36. If this matter had proceeded by way of committal, pursuant to section 24 of the Magistrates' Courts Act 1980 ("the 1980 Act"), the magistrates would have been required to consider not only whether there was a prima facie case but also could not have committed the appellants for trial in the Crown Court unless the court considers that if they were found guilty of the offence it ought to be possible to sentence them in pursuance of section 53(3) of the Children and Young Persons Act 1933 (now section 91(3) of the Powers of Criminal Courts (Sentencing) Act 2000).

37. No bench could properly have thought that that pre-condition was met in this case and hence would have been bound to proceed summarily. Indeed even after conviction the Court concluded in each case that a supervision order was the appropriate penalty.
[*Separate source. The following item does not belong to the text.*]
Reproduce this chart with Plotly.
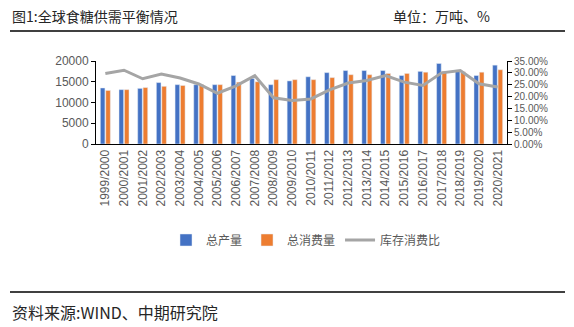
import plotly.graph_objects as go

categories = ["1999/2000", "2000/2001", "2001/2002", "2002/2003", "2003/2004", "2004/2005",
              "2005/2006", "2006/2007", "2007/2008", "2008/2009", "2009/2010", "2010/2011",
              "2011/2012", "2012/2013", "2013/2014", "2014/2015", "2015/2016", "2016/2017",
              "2017/2018", "2018/2019", "2019/2020", "2020/2021"]
production = [13500, 13100, 13400, 14800, 14300, 14300, 14300, 16500, 15800, 14300, 15200, 16200,
              17200, 17700, 17700, 17700, 16500, 17500, 19400, 17800, 16500, 19000]
consumption = [12900, 13100, 13600, 13900, 14100, 14300, 14300, 14900, 15000, 15500, 15500, 15500,
               16000, 16700, 16700, 17000, 17000, 17300, 17500, 17400, 17300, 17900]
stock_ratio = [0.297, 0.311, 0.275, 0.295, 0.278, 0.253, 0.214, 0.245, 0.288, 0.195, 0.183, 0.190,
               0.228, 0.257, 0.268, 0.289, 0.261, 0.247, 0.300, 0.310, 0.254, 0.240]
left_ticks = [0, 5000, 10000, 15000, 20000]
right_ticks = [0, 0.05, 0.10, 0.15, 0.20, 0.25, 0.30, 0.35]

GREY = "#595959"
DARK = "#262626"
FONT = "Noto Sans CJK SC"
NUMFONT = "Liberation Sans"

fig = go.Figure()
fig.add_trace(go.Bar(x=categories, y=production, name="总产量", marker_color="#4472C4"))
fig.add_trace(go.Bar(x=categories, y=consumption, name="总消费量", marker_color="#ED7D31"))
fig.add_trace(go.Scatter(x=categories, y=stock_ratio, name="库存消费比", yaxis="y2",
                         mode="lines", line=dict(color="#A5A5A5", width=3)))

L, R, T, B = 96, 67, 61, 183
W, H = 574, 327
pw, ph = W - L - R, H - T - B


def px(x):
    return (x - L) / pw


def py(y):
    return (H - B - y) / ph


fig.update_layout(
    width=W, height=H,
    margin=dict(l=L, r=R, t=T, b=B),
    paper_bgcolor="white", plot_bgcolor="white",
    font=dict(family=FONT, color=GREY, size=12),
    barmode="group", bargap=0.42, bargroupgap=0.15,
    showlegend=True,
    legend=dict(orientation="h", x=px(306), y=py(240), xanchor="center", yanchor="middle",
                font=dict(size=12, color=GREY), itemwidth=30, tracegroupgap=0),
    xaxis=dict(type="category", tickangle=-90, showline=True, linecolor="black", linewidth=1,
               ticks="", showgrid=False, tickfont=dict(size=12, color=GREY, family=NUMFONT)),
    yaxis=dict(range=[0, 20000], tickvals=left_ticks, tickformat="d", showgrid=False,
               showline=True, linecolor="black", linewidth=1, ticks="outside", ticklen=4,
               tickcolor="black", tickfont=dict(size=12, color=GREY, family=NUMFONT)),
    yaxis2=dict(range=[0, 0.35], tickvals=right_ticks, tickformat=".2%", overlaying="y",
                side="right", showgrid=False, showline=True, linecolor="black", linewidth=1,
                ticks="outside", ticklen=4, tickcolor="black",
                tickfont=dict(size=10, color=GREY, family=NUMFONT)),
    annotations=[
        dict(text="图1:全球食糖供需平衡情况", xref="paper", yref="paper", x=px(10), y=py(16),
             xanchor="left", yanchor="middle", showarrow=False,
             font=dict(size=14, color=DARK, family=FONT)),
        dict(text="单位：万吨、%", xref="paper", yref="paper", x=px(492), y=py(16),
             xanchor="right", yanchor="middle", showarrow=False,
             font=dict(size=14, color=DARK, family=FONT)),
        dict(text="资料来源:WIND、中期研究院", xref="paper", yref="paper", x=px(10), y=py(312),
             xanchor="left", yanchor="middle", showarrow=False,
             font=dict(size=16, color=DARK, family=FONT)),
    ],
    shapes=[
        dict(type="line", xref="paper", yref="paper", x0=px(10), x1=px(565), y0=py(31), y1=py(31),
             line=dict(color="black", width=1.5)),
        dict(type="line", xref="paper", yref="paper", x0=px(10), x1=px(565), y0=py(292), y1=py(292),
             line=dict(color="black", width=1.5)),
    ],
)

fig.write_html("out.html")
We consider that there should be no transfer to the Crown Court for trial of a child unless the Director of Public Prosecutions (acting through those who are empowered to make such decisions) can conclude that a magistrates court would be likely to find the requirements of section 24 of the 1980 Act were met. To demonstrate that it has been considered, a statement to this effect should be included in the transfer notice.

38. If that had been done in this case all concerned, including importantly the prosecution witnesses, would have been spared the ordeal of a trial at the Crown Court.

39. In the circumstances, we propose to direct that a copy of this judgment be sent by the Registrar of the Court of Appeal Criminal Division to the Director of Public Prosecutions so that he may consider whether guidance needs to be given to those responsible for such decisions on his behalf to avoid a repetition of what occurred in this case.